What do you do as a programmer?

Well, you just create the sequence, because you know you're going to use, because your test data says so, but the real stream is never that dogmatic and a whole lot sparser than your 'in-a-perfect-world' test cases anticipated.

And you have hundreds of tables, ... and just one of the tables has 100 million records added to it, each month.

Do you see where 'just create the sequence' can be a key factor in crippling your application soon after it goes live?

'Just create the sequence, because for each layer, a layer of complexity is added to this already complex system,' is one approach, and in industry, pretty much the standard approach.

I propose another way; in sum: the way proposed in this paper. Use the CoState x CoReader comonadic pairing to take all the complexity, put it into a paper bag, and then throw that bag into a black hole where you'll never see it again. If your data set is rife with optionality, that is: semideterminism, then wrap that semideterminism in a Maybe monad, and you have a powerful framework that is simple to understand and easy to use.

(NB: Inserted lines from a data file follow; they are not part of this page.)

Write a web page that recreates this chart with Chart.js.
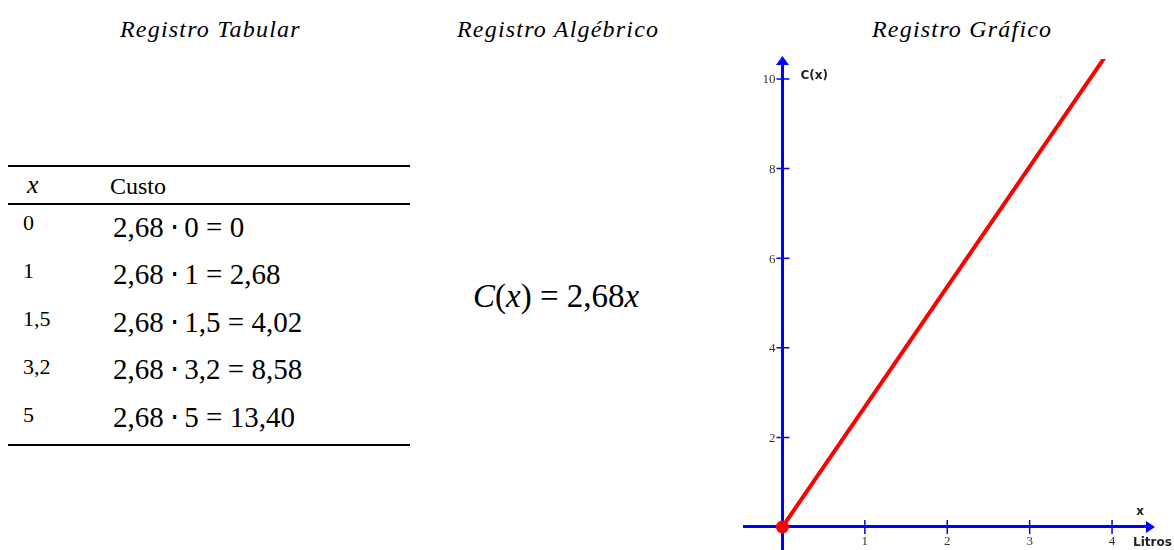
<!DOCTYPE html>
<html>
<head>
<meta charset="utf-8">
<script src="https://cdn.jsdelivr.net/npm/chart.js@4.4.0/dist/chart.umd.min.js"></script>
<style>
  body { margin: 0; background: #fff; }
  #page { position: relative; width: 1174px; height: 550px; overflow: hidden; font-family: 'Liberation Serif', 'Times New Roman', serif; color: #000; }
  .title { position: absolute; font-family: 'Liberation Serif', serif; font-style: italic; font-size: 24px; line-height: 1; letter-spacing: 1.2px; white-space: nowrap; }
  .rule { position: absolute; left: 8px; width: 402px; height: 2px; background: #000; }
  .cell { position: absolute; font-family: 'Liberation Serif', serif; line-height: 1; white-space: nowrap; }
  #graph { position: absolute; left: 738px; top: 50px; width: 436px; height: 508px; }
</style>
</head>
<body>
<div id="page">
  <div class="title" style="left:120px; top:17px;">Registro Tabular</div>
  <div class="title" style="left:457px; top:17px;">Registro Algébrico</div>
  <div class="title" style="left:872px; top:17px;">Registro Gráfico</div>

  <div class="rule" style="top:165px;"></div>
  <div class="rule" style="top:203px;"></div>
  <div class="rule" style="top:444px;"></div>
  <div class="cell" style="left:27px; top:172px; font-size:26px; font-style:italic;">x</div>
  <div class="cell" style="left:110px; top:174px; font-size:24px;">Custo</div>
  <div id="rows"></div>

  <div class="cell" style="left:473px; top:280px; font-size:33px;"><i>C</i>(<i>x</i>) = 2,68<i>x</i></div>

  <div id="graph"><canvas id="custoChart"></canvas></div>
</div>
<script>
// litros x custo (R$ 2,68 por litro)
const litros = [0, 1, 1.5, 3.2, 5];
const custo = [0, 2.68, 4.02, 8.58, 13.40];
const xTicks = [1, 2, 3, 4];
const yTicks = [2, 4, 6, 8, 10];

const axisBlue = '#0000ff';
const lineRed = '#ff0000';

function fmt(v, dec) {
    if (v === 0) return '0';
    return (dec ? v.toFixed(dec) : String(v)).replace('.', ',');
}

// table rows
const rowsEl = document.getElementById('rows');
litros.forEach((x, i) => {
    const left = document.createElement('div');
    left.className = 'cell';
    left.style.cssText = `left:23px; top:${230 + i * 48 - 18.4}px; font-size:22px;`;
    left.textContent = fmt(x);
    rowsEl.appendChild(left);

    const right = document.createElement('div');
    right.className = 'cell';
    right.style.cssText = `left:113px; top:${237 + i * 47.5 - 24.3}px; font-size:29px;`;
    right.textContent = `2,68\u2009\u22C5\u2009${fmt(x)} = ${fmt(custo[i], 2)}`;
    rowsEl.appendChild(right);
});

// arrows, crossing ticks, tick labels and axis names
const axisDecor = {
    id: 'axisDecor',
    afterDraw(chart) {
        const { ctx, chartArea, scales: { x, y } } = chart;
        const x0 = x.getPixelForValue(0);
        const y0 = y.getPixelForValue(0);
        ctx.save();
        ctx.strokeStyle = axisBlue;
        ctx.lineWidth = 1.5;
        ctx.beginPath();
        xTicks.forEach(v => {
            const px = x.getPixelForValue(v);
            ctx.moveTo(px, y0 - 7);
            ctx.lineTo(px, y0 + 7);
        });
        yTicks.forEach(v => {
            const py = y.getPixelForValue(v);
            ctx.moveTo(x0 - 6, py);
            ctx.lineTo(x0 + 7, py);
        });
        ctx.stroke();

        ctx.fillStyle = axisBlue;
        ctx.beginPath();
        ctx.moveTo(x0, chartArea.top - 3);
        ctx.lineTo(x0 - 6.5, chartArea.top + 6);
        ctx.lineTo(x0 + 6.5, chartArea.top + 6);
        ctx.closePath();
        ctx.fill();
        ctx.beginPath();
        ctx.moveTo(chartArea.right + 8, y0);
        ctx.lineTo(chartArea.right - 1, y0 - 6);
        ctx.lineTo(chartArea.right - 1, y0 + 6);
        ctx.closePath();
        ctx.fill();

        // tick labels
        ctx.fillStyle = '#333';
        ctx.font = "13px 'Liberation Serif', serif";
        ctx.textAlign = 'center';
        ctx.textBaseline = 'top';
        xTicks.forEach(v => ctx.fillText(String(v), x.getPixelForValue(v), y0 + 8));
        ctx.font = "13px 'Liberation Serif', serif";
        ctx.textAlign = 'right';
        ctx.textBaseline = 'middle';
        yTicks.forEach(v => ctx.fillText(String(v), x0 - 7, y.getPixelForValue(v) + 1));

        // axis names
        ctx.fillStyle = '#222';
        ctx.font = "bold 12px 'DejaVu Sans', sans-serif";
        ctx.textBaseline = 'middle';
        ctx.textAlign = 'left';
        ctx.fillText('C(x)', x0 + 18, y.getPixelForValue(10) - 3);
        ctx.textAlign = 'center';
        ctx.fillText('x', chartArea.right - 7, y0 - 15);
        ctx.textAlign = 'left';
        ctx.fillText('Litros', chartArea.right - 14, y0 + 16);
        ctx.restore();
    }
};

new Chart(document.getElementById('custoChart').getContext('2d'), {
    type: 'line',
    data: {
        datasets: [{
            label: 'C(x)',
            data: litros.map((v, i) => ({ x: v, y: custo[i] })),
            borderColor: lineRed,
            borderWidth: 4,
            pointRadius: litros.map((v, i) => i === 0 ? 6.5 : 0),
            pointBackgroundColor: lineRed,
            pointBorderWidth: 0,
            tension: 0
        }]
    },
    options: {
        responsive: true,
        maintainAspectRatio: false,
        animation: false,
        layout: { padding: { left: 6, top: 9, right: 27, bottom: 0 } },
        plugins: {
            legend: { display: false },
            tooltip: { enabled: false }
        },
        scales: {
            x: {
                type: 'linear',
                position: { y: 0 },
                min: -0.4606,
                max: 4.424,
                border: { color: axisBlue, width: 3 },
                grid: { drawOnChartArea: false, drawTicks: false },
                ticks: { display: false }
            },
            y: {
                type: 'linear',
                position: { x: 0 },
                min: -0.5475,
                max: 10.447,
                border: { color: axisBlue, width: 3 },
                grid: { drawOnChartArea: false, drawTicks: false },
                ticks: { display: false }
            }
        }
    },
    plugins: [axisDecor]
});
</script>
</body>
</html>
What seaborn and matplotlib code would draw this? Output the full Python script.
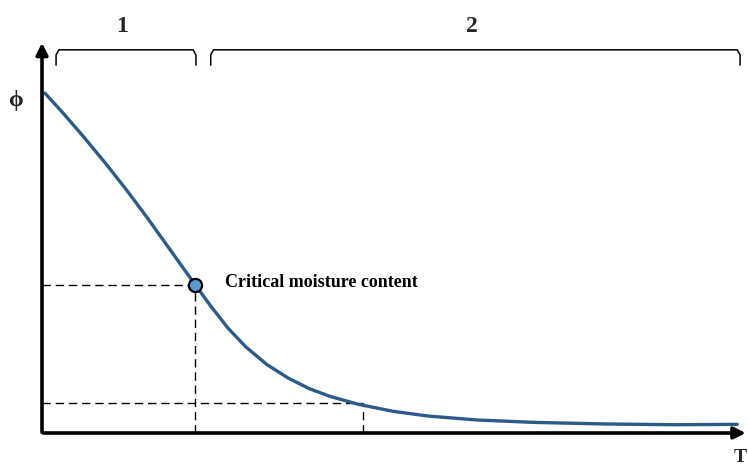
import matplotlib
matplotlib.use('Agg')
import matplotlib.pyplot as plt
import seaborn as sns
import pandas as pd

# drying curve (T in arbitrary units, phi from 0 to 1)
t_vals = [0.04, 0.30, 0.60, 0.90, 1.20, 1.50, 1.80, 2.18, 2.40, 2.65, 2.90, 3.20,
          3.50, 3.80, 4.10, 4.50, 5.00, 5.50, 6.20, 7.00, 8.00, 9.00, 9.89]
phi_vals = [0.865, 0.814, 0.752, 0.687, 0.619, 0.547, 0.472, 0.377, 0.323, 0.266,
            0.219, 0.174, 0.140, 0.113, 0.093, 0.073, 0.055, 0.043, 0.033, 0.027,
            0.023, 0.021, 0.022]

crit_t, crit_phi = 2.18, 0.377
low_t, low_phi = 4.57, 0.076

stage_labels = ['1', '2']
stage_ranges = [(0.20, 2.19), (2.40, 9.93)]

data = pd.DataFrame({'T': t_vals, 'phi': phi_vals})

sns.set_style('white')
plt.rcParams['font.family'] = ['Liberation Serif', 'DejaVu Serif']

fig = plt.figure(figsize=(7.48, 4.68), dpi=100)
ax = fig.add_axes([42 / 748, 35 / 468, 703 / 748, 393 / 468])
ax.set_xlim(0, 10)
ax.set_ylim(0, 1)
for s in ax.spines.values():
    s.set_visible(False)
ax.set_xticks([])
ax.set_yticks([])
ax.patch.set_alpha(0)

# dashed guide lines
dash = (0, (6, 3.5))
ax.plot([0, crit_t], [crit_phi, crit_phi], ls=dash, color='black', lw=1.0)
ax.plot([crit_t, crit_t], [0, crit_phi], ls=dash, color='black', lw=1.0)
ax.plot([0, low_t], [low_phi, low_phi], ls=dash, color='black', lw=1.0)
ax.plot([low_t, low_t], [0, low_phi], ls=dash, color='black', lw=1.0)

# curve
sns.lineplot(data=data, x='T', y='phi', ax=ax, color='#2b5b86', lw=2.4, zorder=3)
ax.scatter([crit_t], [crit_phi], s=90, color='#5b9bd5', edgecolor='black', lw=1.6, zorder=4)
ax.text(crit_t + 0.42, crit_phi + 0.005, 'Critical moisture content', fontsize=13,
        fontweight='bold', va='center', ha='left', color='black')

# axes with arrows
ax.annotate('', xy=(10.05, 0), xytext=(-0.02, 0), annotation_clip=False,
            arrowprops=dict(arrowstyle='-|>,head_length=0.7,head_width=0.35', color='black', lw=2.6))
ax.annotate('', xy=(0, 1.0), xytext=(0, -0.005), annotation_clip=False,
            arrowprops=dict(arrowstyle='-|>,head_length=0.7,head_width=0.35', color='black', lw=2.6))
ax.text(-0.38, 0.845, 'ϕ', fontsize=17, fontweight='bold', ha='center', va='center')
ax.text(9.93, -0.062, 'T', fontsize=14, fontweight='bold', ha='center', va='center')

# brackets for the drying stages
for lab, (x0, x1) in zip(stage_labels, stage_ranges):
    ax.plot([x0, x0, x0 + 0.04, x1 - 0.04, x1, x1], [0.936, 0.962, 0.975, 0.975, 0.962, 0.936],
            color='black', lw=1.1, clip_on=False)
    ax.text((x0 + x1) / 2 - 0.05, 1.035, lab, fontsize=17, fontweight='bold', ha='center', va='center')

fig.savefig('out.png', dpi=100)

In a DBMS system I'm working on, the SLOC (lines of code) count decreased, AND the number of sequences generated decreased by a factor of 2-4. We were generating twice to four times as many sequences that we needed, ... per input record. With the CoState x CoReader x Maybe framework in place, this spurious sequence generation stopped, and the code became more declarative: I was saying what was to be done, much more so than how to go about doing it.